Après trois livres chez Autrement, Ta-Nehisi Coates est passé, par militantisme, chez Présence africaine pour Huit ans au pouvoir (2018), puis a fait paraître son roman La Danse de l’eau chez Fayard (2021), alors dirigé par Sophie de Closets. Que cette dernière ait publié les Mémoires de Barack et Michelle Obama a sans doute pesé dans le choix de l’écrivain, dont plusieurs éditeurs français rapportent qu’il est le seul à leur avoir demandé combien d’auteurs noirs comptait leur catalogue.

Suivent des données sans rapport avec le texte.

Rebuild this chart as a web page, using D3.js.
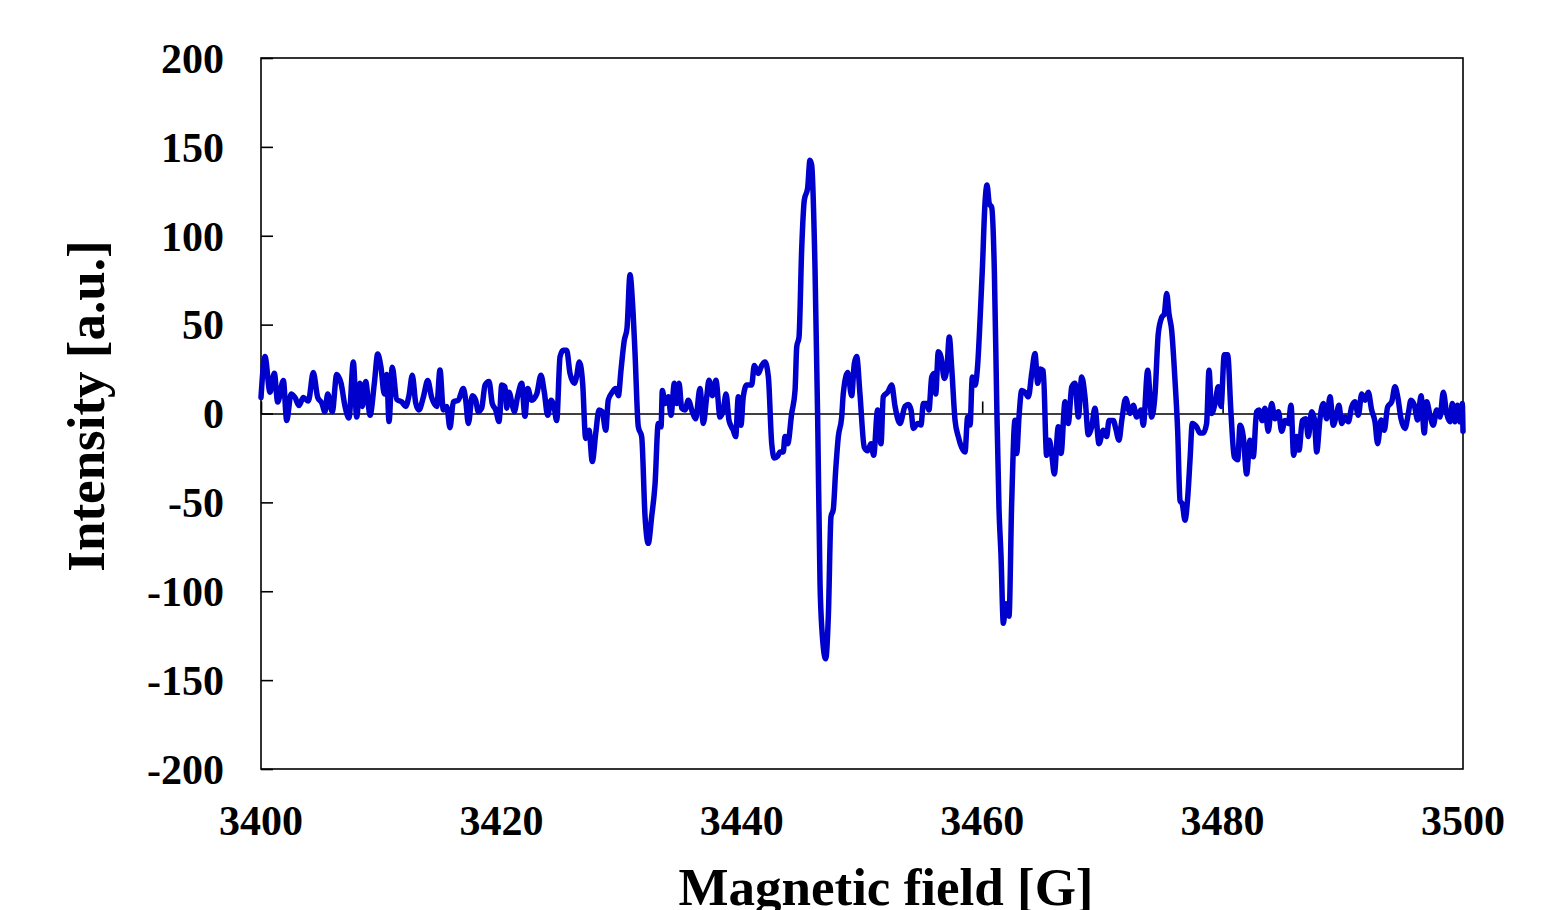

Parce qu’il garde le regret du titre de son premier livre traduit en France, l’éditrice lui propose, une fois devenue patronne de la maison détenant les droits de Between the World and Me, de le republier avec un titre fidèle à l’original et une traduction « plus littéraire que la précédente ». Sans que cela ait fait partie du contrat avec Ta-Nehisi Coates, la relecture de celle-ci est confiée à Maboula Soumahoro, universitaire franco-ivoirienne, spécialiste de la civilisation américaine et des questions raciales en Amérique. « Tant qu’à reprendre le texte, justifie Sophie de Closets, autant s’assurer de ne pas manquer les allusions, les intertextes et les sous-textes culturels. Pour certains ­livres, il ne me semble pas extravagant de recourir à plusieurs paires d’yeux. »

L’affaire Amanda Gorman

La traduction de voix issues de mino­rités, qu’elles soient ethniques ou de genre, exige-t-elle des précautions spécifiques ? La question continue de travailler l’édition, trois ans après l’affaire Amanda Gorman. Cette jeune Afro-Américaine avait lu un poème lors de l’investiture de Joe Biden, à Washington, en 2021, poème dont la traduction en néerlandais avait été confiée, avec l’accord de l’autrice, à une personne blanche, Marieke Lucas Rijneveld, ce qui avait provoqué une polémique. Rijneveld avait renoncé ; une femme noire, Zaïre Krieger, avait repris le flambeau. Non sans que le monde de l’édition se soit entre-temps écharpé. Qui peut traduire qui ? « Faut-il se ressembler pour traduire ? », comme le demandait un recueil de tribunes consacrées à ce sujet (Double ponctuation, 2021). Le débat a été particulièrement virulent en France, où les tenants d’un certain universalisme issu des Lumières s’opposent à ceux pour qui ­celui-ci ne tient pas assez compte des logiques de domination.